According to all accounts, Newman was born in 1883 in Ethiopia. A “falasheh,” or black decedent of one of the Lost Tribes of Israel, he claimed to have been a rabbi, a medical doctor, a world traveler and adventurer which included a stay in Haiti where he practiced voodoo, an artist, although untrained, with international exposure. Furthermore, Newman maintained that he read, wrote, and spoke twenty-eight languages and every dialect.  Newman believed in reincarnation. He said that every one hundred years or so he had been reborn, for a total of 33,906 times thus far. This number was tattooed on his left shoulder. Thus it makes perfect sense that to him extraterrestrial life was a fact; he asserted that he was himself from another planet, but that all of existence was, ultimately, the gift of God Almighty.
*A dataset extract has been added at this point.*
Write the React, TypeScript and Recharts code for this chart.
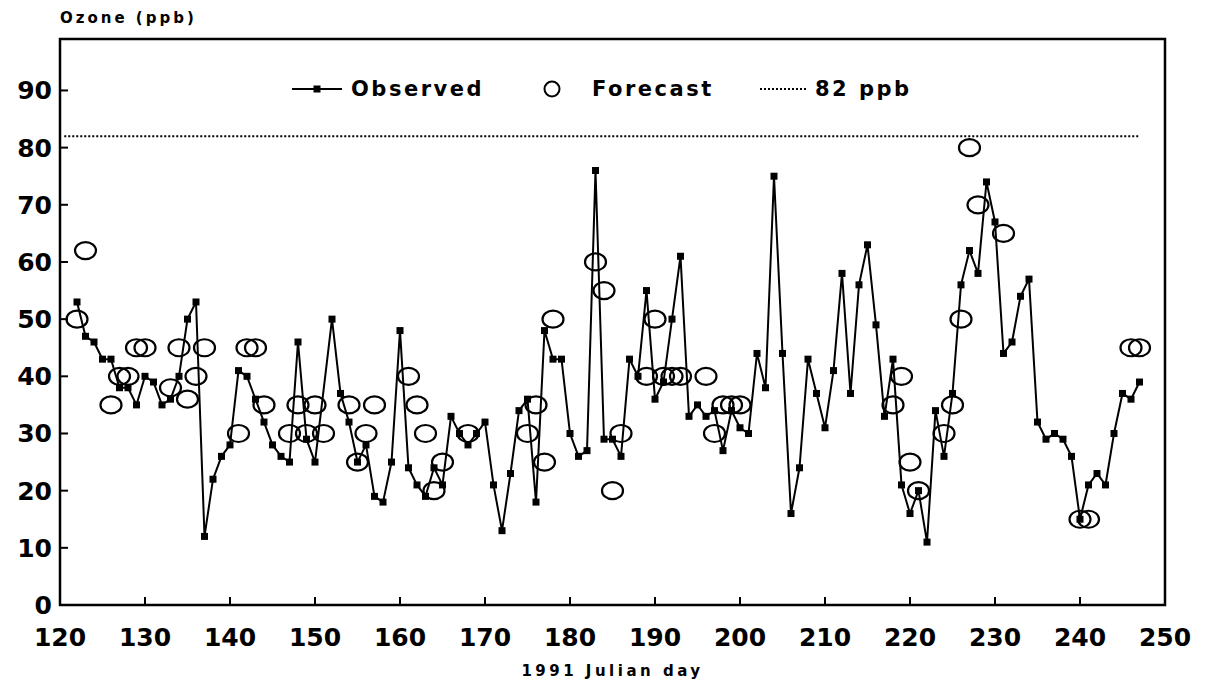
import { ComposedChart, Line, Scatter, XAxis, YAxis, ReferenceLine, ReferenceArea } from 'recharts'

const FONT = "'DejaVu Sans', Verdana, sans-serif"

// observed ozone, one value per day starting at day 122 (day 151 missing)
const observedStartDay = 122
const observed: (number | null)[] = [
  53, 47, 46, 43, 43, 38, 38, 35, 40, 39, // 122-131
  35, 36, 40, 50, 53, 12, 22, 26, 28, 41, // 132-141
  40, 36, 32, 28, 26, 25, 46, 29, 25, null, // 142-151
  50, 37, 32, 25, 28, 19, 18, 25, 48, 24, // 152-161
  21, 19, 24, 21, 33, 30, 28, 30, 32, 21, // 162-171
  13, 23, 34, 36, 18, 48, 43, 43, 30, 26, // 172-181
  27, 76, 29, 29, 26, 43, 40, 55, 36, 39, // 182-191
  50, 61, 33, 35, 33, 34, 27, 34, 31, 30, // 192-201
  44, 38, 75, 44, 16, 24, 43, 37, 31, 41, // 202-211
  58, 37, 56, 63, 49, 33, 43, 21, 16, 20, // 212-221
  11, 34, 26, 37, 56, 62, 58, 74, 67, 44, // 222-231
  46, 54, 57, 32, 29, 30, 29, 26, 15, 21, // 232-241
  23, 21, 30, 37, 36, 39, // 242-247
]

const forecastDays = [
  122, 123, 126, 127, 128, 129, 130, 133, 134, 135, 136, 137, 141, 142, 143, 144,
  147, 148, 149, 150, 151, 154, 155, 156, 157, 161, 162, 163, 164, 165, 168,
  175, 176, 177, 178, 183, 184, 185, 186, 189, 190, 191, 192, 193, 196, 197,
  198, 199, 200, 218, 219, 220, 221, 224, 225, 226, 227, 228, 231, 240, 241, 246, 247,
]
const forecastValues = [
  50, 62, 35, 40, 40, 45, 45, 38, 45, 36, 40, 45, 30, 45, 45, 35,
  30, 35, 30, 35, 30, 35, 25, 30, 35, 40, 35, 30, 20, 25, 30,
  30, 35, 25, 50, 60, 55, 20, 30, 40, 50, 40, 40, 40, 40, 30,
  35, 35, 35, 35, 40, 25, 20, 30, 35, 50, 80, 70, 65, 15, 15, 45, 45,
]

const xTicks = [120, 130, 140, 150, 160, 170, 180, 190, 200, 210, 220, 230, 240, 250]
const yTicks = [0, 10, 20, 30, 40, 50, 60, 70, 80, 90]
const threshold = 82
const thresholdFrom = 120.5
const thresholdTo = 247

const obsData = observed.map((v, i) => ({ day: observedStartDay + i, observed: v }))
const fcData = forecastDays.map((d, i) => ({ day: d, forecast: forecastValues[i] }))

const YMAX = 99

function SquareDot(props: any) {
  const { cx, cy, value } = props
  if (value == null || cx == null || cy == null) return <g />
  return <rect x={cx - 3.5} y={cy - 3.5} width={7} height={7} fill="#000" />
}

function OpenEllipse(props: any) {
  const { cx, cy } = props
  return <ellipse cx={cx} cy={cy} rx={10.5} ry={8.5} fill="none" stroke="#000" strokeWidth={2.2} />
}

function XTick({ x, y, payload }: any) {
  const axisY = y - 10
  return (
    <g>
      <line x1={x} x2={x} y1={axisY} y2={axisY - 8} stroke="#000" strokeWidth={2} />
      <text x={x} y={axisY + 41} textAnchor="middle" fontFamily={FONT} fontWeight="bold" fontSize={25} fill="#000">
        {payload.value}
      </text>
    </g>
  )
}

function YTick({ x, y, payload }: any) {
  const axisX = x + 9
  return (
    <g>
      <line x1={axisX} x2={axisX + 8} y1={y} y2={y} stroke="#000" strokeWidth={2} />
      <text x={x + 1} y={y + 9} textAnchor="end" fontFamily={FONT} fontWeight="bold" fontSize={25} fill="#000">
        {payload.value}
      </text>
    </g>
  )
}

const legendText = { fontFamily: FONT, fontWeight: 'bold' as const, fontSize: 21, letterSpacing: 2.5, position: 'absolute' as const, top: 75, lineHeight: '28px' }

export default function App() {
  return (
    <div style={{ position: 'absolute', left: 0, top: 0, width: 1206, height: 681, background: '#fff' }}>
      <ComposedChart width={1206} height={681} data={obsData} margin={{ top: 39, right: 41, bottom: 30, left: 0 }}>
        <XAxis dataKey="day" type="number" domain={[120, 250]} ticks={xTicks} allowDataOverflow
          axisLine={false} tickLine={false} tickSize={0} tickMargin={10} height={46} tick={<XTick />} interval={0} />
        <YAxis type="number" domain={[0, YMAX]} ticks={yTicks} allowDataOverflow
          axisLine={false} tickLine={false} tickSize={0} tickMargin={9} width={60} tick={<YTick />} interval={0} />
        <ReferenceArea x1={120} x2={250} y1={0} y2={YMAX} fill="none" stroke="#000" strokeWidth={2.5} ifOverflow="visible" />
        <ReferenceLine segment={[{ x: thresholdFrom, y: threshold }, { x: thresholdTo, y: threshold }]}
          stroke="#000" strokeWidth={2} strokeDasharray="2 2" />
        <Line dataKey="observed" stroke="#000" strokeWidth={2} connectNulls dot={<SquareDot />} activeDot={false}
          isAnimationActive={false} />
        <Scatter data={fcData} dataKey="forecast" shape={<OpenEllipse />} isAnimationActive={false} />
      </ComposedChart>

      <div style={{ position: 'absolute', left: 60, top: 9, fontFamily: FONT, fontWeight: 'bold', fontSize: 15, letterSpacing: 3 }}>
        Ozone (ppb)
      </div>

      <svg style={{ position: 'absolute', left: 292, top: 82 }} width={52} height={14}>
        <line x1={0} x2={50} y1={7} y2={7} stroke="#000" strokeWidth={2} />
        <rect x={21.5} y={3.5} width={7} height={7} fill="#000" />
      </svg>
      <div style={{ ...legendText, left: 351 }}>Observed</div>

      <svg style={{ position: 'absolute', left: 542, top: 80 }} width={20} height={18}>
        <ellipse cx={10} cy={9} rx={7.5} ry={7.5} fill="none" stroke="#000" strokeWidth={2} />
      </svg>
      <div style={{ ...legendText, left: 592 }}>Forecast</div>

      <svg style={{ position: 'absolute', left: 760, top: 82 }} width={50} height={14}>
        <line x1={0} x2={48} y1={7} y2={7} stroke="#000" strokeWidth={2} strokeDasharray="2 2" />
      </svg>
      <div style={{ ...legendText, left: 815 }}>82 ppb</div>

      <div style={{ position: 'absolute', left: 0, width: 1225, top: 662, textAlign: 'center', fontFamily: FONT, fontWeight: 'bold', fontSize: 15, letterSpacing: 3.5 }}>
        1991 Julian day
      </div>
    </div>
  )
}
Newman was also a confirmed positive thinker, who was fond of stating that “Life can be beautiful,” a cliché that was often followed by the qualifier, “but only if you make it beautiful.” In this regard, he believed that all individuals were fully responsible for the realization of their destinies. This and, for him the only true purpose in being put on earth, could be reached only through constantly striving-for monetary success or personal fame-to arrive at an understanding of one’s “true self.” Those who did not actively engaged in ongoing process of seeking one’s true self were not actually living, but were, according to Newman, squandering the precious gift of life God gave them, and thus existing in a state of sin.

 

Garrett first saw Morris Newman’s paintings in the 1977 Governor’s Senior Citizen’s Art Exhibition at the State House in Columbus. The two became good friends, and in the following short time left to him, Newman assumed the role of a kind of spiritual advisor and mentor to his young acquaintance. Newman’s paintings clearly reflect his incredible life. They are in essence the work of a visionary. His landscapes, often entitled New Flowers – the translation of “Addis Ababa,” Newman’s native city of Ethiopia – do not seek to capture nature as it stands before us, but to fashion vistas of hills, trees, water, and flowers as symbols of rejuvenation; to suggest the never-ending cycle of life and death Newman proclaimed was his own situation-perhaps the eternal “New Man?” Land of the Zulus includes astronomical symbols of the eternal round, and the two “portraits,” anthropomorphized hills perhaps alluding to the inseparability of humanity and nature may, in fact, according to Garrett, by those of himself and Newman. If Lee Garrett is a spokesman for contemporary society in action, Newman’s paintings seem to address transcendent states of the human condition. Of course one cannot exist without the other.